Outra irregularidade apontada pelos advogados do prefeito trata dos crimes supostamente cometidos pelo gestor preso. De acordo com a legislação em vigor, membros do Executivo só podem sofrer impeachment se cometerem infrações político-administrativas, os chamados crimes de responsabilidade. O problema é que, da lista votada pela Câmara ontem, apenas a quebra de decoro se enquadraria como crime político, os demais seriam delitos comuns, que não poderiam ser julgados pelo Parlamento. Entre os exemplos, as investigações sobre assédio sexual e moral envolvendo servidoras da prefeitura contra o gestor afastado.
Após o término da votação, um Decreto Legislativo com o resultado da deliberação dos parlamentares foi editado na Câmara. O documento deve ser encaminhado à Justiça Eleitoral, a quem cabe a homologação da cassação. A defesa do petebista disse aguardar a ata da sessão que decidiu pelo afastamento do prefeito para entrar com um mandado de segurança e tentar reverter o quadro.
Em 13 de agosto deste ano, a Câmara aprovou a abertura do processo de impeachment contra Meira que é votado nesta segunda. O processo se baseia em uma denúncia protocolada na Câmara de Vereadores no dia 25 de junho pelo advogado Gladstone Freitas Cordeiro.

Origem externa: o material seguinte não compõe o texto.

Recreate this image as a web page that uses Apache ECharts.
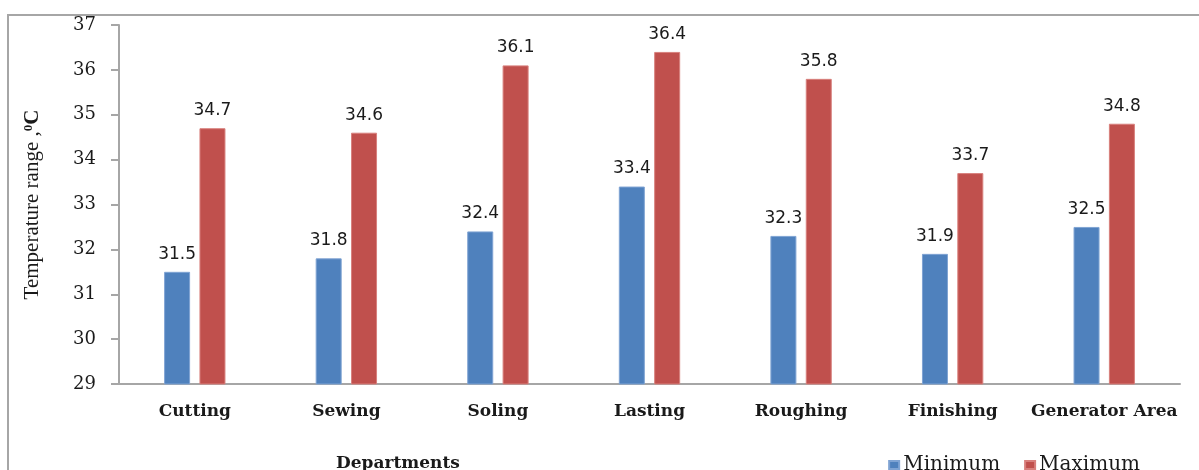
<!DOCTYPE html>
<html>
<head>
<meta charset="utf-8">
<script src="https://cdn.jsdelivr.net/npm/echarts@6/dist/echarts.min.js"></script>
<style>
  html, body { margin: 0; padding: 0; background: #fff; }
  #main { width: 1199px; height: 470px; }
</style>
</head>
<body>
<div id="main"></div>
<script>
// departments and their temperature range (deg C)
var departments = ['Cutting', 'Sewing', 'Soling', 'Lasting', 'Roughing', 'Finishing', 'Generator Area'];
var minTemp = [31.5, 31.8, 32.4, 33.4, 32.3, 31.9, 32.5];
var maxTemp = [34.7, 34.6, 36.1, 36.4, 35.8, 33.7, 34.8];
var yTicks = [29, 30, 31, 32, 33, 34, 35, 36, 37];

var myChart = echarts.init(document.getElementById('main'));

var serif = '"Liberation Serif", "Times New Roman", serif';
var wideSerif = '"DejaVu Serif", Cambria, serif';
var valLabel = {
	show : true,
	position : 'top',
	distance : 9,
	fontFamily : '"DejaVu Sans", Verdana, sans-serif',
	fontSize : 17,
	color : '#1a1a1a'
};

var option = {
	animation : false,
	backgroundColor : '#fff',
	title : {
		text : 'Departments',
		left : 331,
		top : 450,
		textStyle : { fontFamily : wideSerif, fontWeight : 'bold', fontSize : 17, color : '#1a1a1a' }
	},
	legend : {
		data : [ 'Minimum', 'Maximum' ],
		right : 54,
		top : 450,
		itemWidth : 10,
		itemHeight : 8,
		itemGap : 24,
		icon : 'rect',
		textStyle : { fontFamily : wideSerif, fontSize : 20, color : '#1a1a1a', padding : [0, 0, 0, -1] }
	},
	grid : { left : 119, right : 19, top : 25, bottom : 86 },
	xAxis : {
		type : 'category',
		data : departments,
		axisLine : { lineStyle : { color : '#a6a6a6', width : 2 } },
		axisTick : { show : false },
		axisLabel : { interval : 0, margin : 19, fontFamily : wideSerif, fontWeight : 'bold', fontSize : 17, color : '#1a1a1a' }
	},
	yAxis : {
		type : 'value',
		min : yTicks[0],
		max : yTicks[yTicks.length - 1],
		interval : 1,
		name : 'Temperature range ,{sup|0}{b|C}',
		nameLocation : 'middle',
		nameGap : 76,
		nameTextStyle : {
			fontFamily : serif, fontSize : 21, color : '#1a1a1a',
			rich : {
				sup : { fontFamily : serif, fontSize : 13, fontWeight : 'bold', color : '#1a1a1a', verticalAlign : 'top', padding : [0, 0, 8, 0] },
				b : { fontFamily : serif, fontSize : 21, fontWeight : 'bold', color : '#1a1a1a' }
			}
		},
		axisLine : { show : true, lineStyle : { color : '#a6a6a6', width : 2 } },
		axisTick : { show : true, length : 8, lineStyle : { color : '#a6a6a6', width : 2 } },
		splitLine : { show : false },
		axisLabel : { margin : 23, fontFamily : wideSerif, fontSize : 18, color : '#1a1a1a' }
	},
	graphic : [ {
		type : 'rect',
		shape : { x : 8, y : 15, width : 1200, height : 470 },
		style : { fill : 'none', stroke : '#a6a6a6', lineWidth : 2 },
		silent : true
	} ],
	series : [ {
		name : 'Minimum',
		type : 'bar',
		data : minTemp,
		barWidth : 26,
		barGap : '36%',
		itemStyle : { color : '#4f81bd', borderColor : '#7fa3d3', borderWidth : 1 },
		label : valLabel
	}, {
		name : 'Maximum',
		type : 'bar',
		data : maxTemp,
		barWidth : 26,
		itemStyle : { color : '#c0504d', borderColor : '#d8807d', borderWidth : 1 },
		label : valLabel
	} ]
};
myChart.setOption(option);
</script>
</body>
</html>
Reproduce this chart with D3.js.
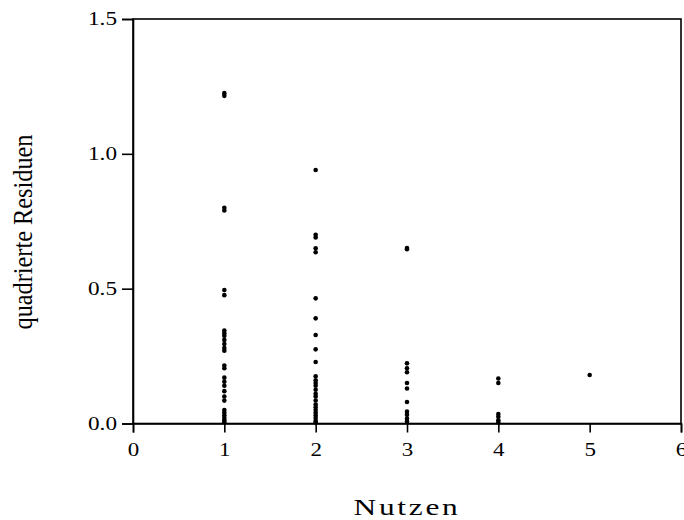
<!DOCTYPE html>
<html>
<head>
<meta charset="utf-8">
<script src="https://d3js.org/d3.v7.min.js"></script>
<style>
  body { margin: 0; background: #fff; }
  text { font-family: "Liberation Serif", "DejaVu Serif", serif; }
</style>
</head>
<body>
<svg id="plot"></svg>
<script>
// squared residuals per "Nutzen" level
var nutzen1 = [1.225, 1.215, 0.80, 0.79, 0.495, 0.476, 0.345, 0.335, 0.325, 0.31, 0.295,
               0.28, 0.27, 0.215, 0.205, 0.17, 0.155, 0.14, 0.12, 0.10, 0.085, 0.05,
               0.04, 0.03, 0.02, 0.012, 0.005];
var nutzen2 = [0.94, 0.70, 0.69, 0.65, 0.635, 0.464, 0.39, 0.328, 0.275, 0.228, 0.175,
               0.16, 0.15, 0.14, 0.125, 0.11, 0.10, 0.085, 0.07, 0.06, 0.05, 0.04,
               0.03, 0.02, 0.01, 0.004];
var nutzen3 = [0.651, 0.646, 0.223, 0.205, 0.19, 0.15, 0.13, 0.08, 0.044, 0.032, 0.018, 0.007];
var nutzen4 = [0.167, 0.15, 0.035, 0.025, 0.012, 0.004];
var nutzen5 = [0.18];

var xTicks = [0, 1, 2, 3, 4, 5, 6];
var yTicks = [0, 0.5, 1.0, 1.5];

var groups = [nutzen1, nutzen2, nutzen3, nutzen4, nutzen5];
var points = [];
groups.forEach(function(vals, i) {
    vals.forEach(function(v) { points.push({x: i + 1, y: v}); });
});

var width = 684, height = 520;
var plotLeft = 133, plotRight = 681, plotTop = 19, plotBottom = 423.5;

var svg = d3.select("#plot")
    .attr("width", width)
    .attr("height", height);

var xScale = d3.scaleLinear().domain([0, 6]).range([plotLeft, plotRight]);
var yScale = d3.scaleLinear().domain([0, 1.5]).range([plotBottom, plotTop]);

// frame
svg.append("rect")
    .attr("x", plotLeft).attr("y", plotTop)
    .attr("width", plotRight - plotLeft).attr("height", plotBottom - plotTop)
    .attr("fill", "none").attr("stroke", "#000").attr("stroke-width", 1.6);

var xAxis = svg.append("g")
    .attr("transform", "translate(0," + plotBottom + ")")
    .call(d3.axisBottom(xScale).tickValues(xTicks).tickSize(9).tickPadding(11)
        .tickFormat(d3.format("d")));

var yAxis = svg.append("g")
    .attr("transform", "translate(" + plotLeft + ",0)")
    .call(d3.axisLeft(yScale).tickValues(yTicks).tickSize(11).tickPadding(5)
        .tickFormat(d3.format(".1f")));

[xAxis, yAxis].forEach(function(ax) {
    ax.attr("font-size", null).attr("font-family", null);
    ax.select(".domain").attr("stroke-width", 1.6);
    ax.selectAll(".tick line").attr("stroke-width", 1.6);
    ax.selectAll("text").style("font-size", "18px").attr("fill", "#000")
        .attr("lengthAdjust", "spacingAndGlyphs");
});
// the original's digits are drawn a bit wider than plain Times
xAxis.selectAll("text").attr("textLength", 11.5);
yAxis.selectAll("text").attr("textLength", 29);

//dots
svg.selectAll("circle.pt")
    .data(points)
    .enter()
    .append("circle")
    .attr("class", "pt")
    .attr("cx", function(d) { return xScale(d.x); })
    .attr("cy", function(d) { return yScale(d.y); })
    .attr("r", 2.3)
    .attr("fill", "#000");

// axis titles
svg.append("text")
    .attr("x", (plotLeft + plotRight) / 2)
    .attr("y", 515)
    .attr("text-anchor", "middle")
    .attr("textLength", 107)
    .attr("lengthAdjust", "spacingAndGlyphs")
    .style("font-size", "23px")
    .style("letter-spacing", "2px")
    .text("Nutzen");

svg.append("text")
    .attr("transform", "translate(32,232) rotate(-90)")
    .attr("text-anchor", "middle")
    .attr("textLength", 195)
    .attr("lengthAdjust", "spacingAndGlyphs")
    .style("font-size", "28px")
    .text("quadrierte Residuen");
</script>
</body>
</html>
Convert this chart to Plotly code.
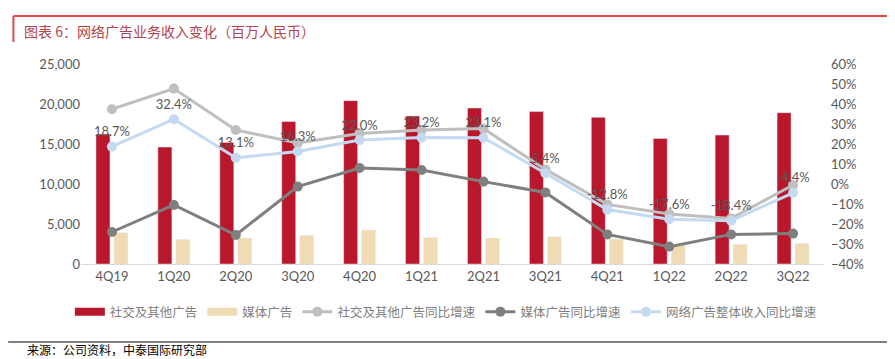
import plotly.graph_objects as go

categories = ["4Q19", "1Q20", "2Q20", "3Q20", "4Q20", "1Q21", "2Q21", "3Q21", "4Q21", "1Q22", "2Q22", "3Q22"]
social_rev = [16250, 14620, 15200, 17800, 20420, 18500, 19500, 19050, 18330, 15700, 16120, 18920]
media_rev = [3920, 3080, 3250, 3580, 4250, 3290, 3250, 3420, 3120, 2380, 2460, 2580]
social_yoy = [37.4, 47.7, 27.0, 20.5, 25.3, 27.0, 27.7, 7.3, -10.2, -15.0, -17.2, -0.5]
media_yoy = [-24.0, -10.5, -25.5, -1.3, 8.0, 7.0, 1.2, -4.2, -25.2, -31.3, -25.2, -24.8]
total_yoy = [18.7, 32.4, 13.1, 16.3, 22.0, 23.2, 23.1, 5.4, -12.8, -17.6, -18.4, -4.4]
total_labels = [f"{v:.1f}%" for v in total_yoy]

RED = "#B8172C"
BEIGE = "#F0DCB4"
tick_font = dict(family="Lato, Open Sans, sans-serif", size=13, color="#595959")
cjk = "Noto Sans CJK SC"

fig = go.Figure()
fig.add_trace(go.Bar(x=categories, y=social_rev, name="社交及其他广告", marker_color=RED, showlegend=False))
fig.add_trace(go.Bar(x=categories, y=media_rev, name="媒体广告", marker_color=BEIGE, showlegend=False))
# legend proxies (wide rectangles like the reference)
fig.add_trace(go.Scatter(x=[None], y=[None], name="社交及其他广告", mode="lines",
                         line=dict(color=RED, width=8)))
fig.add_trace(go.Scatter(x=[None], y=[None], name="媒体广告", mode="lines",
                         line=dict(color=BEIGE, width=8)))
fig.add_trace(go.Scatter(x=categories, y=social_yoy, name="社交及其他广告同比增速", yaxis="y2",
                         mode="lines+markers", line=dict(color="#BFBFBF", width=3),
                         marker=dict(size=10, color="#BFBFBF")))
fig.add_trace(go.Scatter(x=categories, y=media_yoy, name="媒体广告同比增速", yaxis="y2",
                         mode="lines+markers", line=dict(color="#7F7F7F", width=3),
                         marker=dict(size=10, color="#7F7F7F")))
fig.add_trace(go.Scatter(x=categories, y=total_yoy, name="网络广告整体收入同比增速", yaxis="y2",
                         mode="lines+markers+text", line=dict(color="#C5DAF0", width=3),
                         marker=dict(size=10, color="#C5DAF0"),
                         text=total_labels, textposition="top center",
                         textfont=dict(family="Lato, Open Sans, sans-serif", size=13, color="#595959")))

fig.update_layout(
    width=887, height=351,
    margin=dict(l=73, r=71, t=56, b=95, autoexpand=False),
    paper_bgcolor="white", plot_bgcolor="white",
    barmode="group", bargap=0.42, bargroupgap=0.22,
    showlegend=True,
    legend=dict(orientation="h", x=-0.015, xanchor="left", y=-0.24, yanchor="middle",
                font=dict(family=cjk, size=12.5, color="#7F7F7F"), itemwidth=30,
                traceorder="normal"),
    xaxis=dict(range=[-0.5, 11.5], showgrid=False, showline=True, linecolor="#D9D9D9", linewidth=1,
               ticks="", tickfont=tick_font),
    yaxis=dict(range=[0, 25000], dtick=5000, tickformat=",", showgrid=False,
               zeroline=False, showline=False, tickfont=tick_font, ticks=""),
    yaxis2=dict(range=[-40, 60], dtick=10, ticksuffix="%", overlaying="y", side="right",
                showgrid=False, zeroline=False, showline=False, tickfont=tick_font,
                ticklabelstandoff=6),
    shapes=[
        dict(type="line", xref="paper", yref="paper", x0=-0.091, x1=1.1, y0=1.24, y1=1.24,
             line=dict(color="#E0474C", width=2)),
        dict(type="line", xref="paper", yref="paper", x0=-0.091, x1=-0.091, y0=1.24, y1=1.11,
             line=dict(color="#E0474C", width=2)),
        dict(type="line", xref="paper", yref="paper", x0=-0.098, x1=1.09, y0=-0.39, y1=-0.39,
             line=dict(color="#7F7F7F", width=2)),
    ],
    annotations=[
        dict(text="图表 6：网络广告业务收入变化（百万人民币）", xref="paper", yref="paper",
             x=-0.079, y=1.165, xanchor="left", yanchor="middle", showarrow=False,
             font=dict(family=cjk, size=14, color="#B4434A")),
        dict(text="来源：公司资料，中泰国际研究部", xref="paper", yref="paper",
             x=-0.076, y=-0.425, xanchor="left", yanchor="middle", showarrow=False,
             font=dict(family=cjk, size=12, color="#000000")),
    ],
)

fig.write_html("out.html")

A denúncia cita as investigações da Operação Harpalo, que apura suspeitas de fraudes na licitação para a reforma do prédio da prefeitura, além de corrupção e lavagem de dinheiro. O denunciante também aponta suposta quebra de decoro de Meira e investigações sobre assédio sexual e moral envolvendo servidoras da prefeitura contra o gestor afastado, preso desde o dia 20 de junho.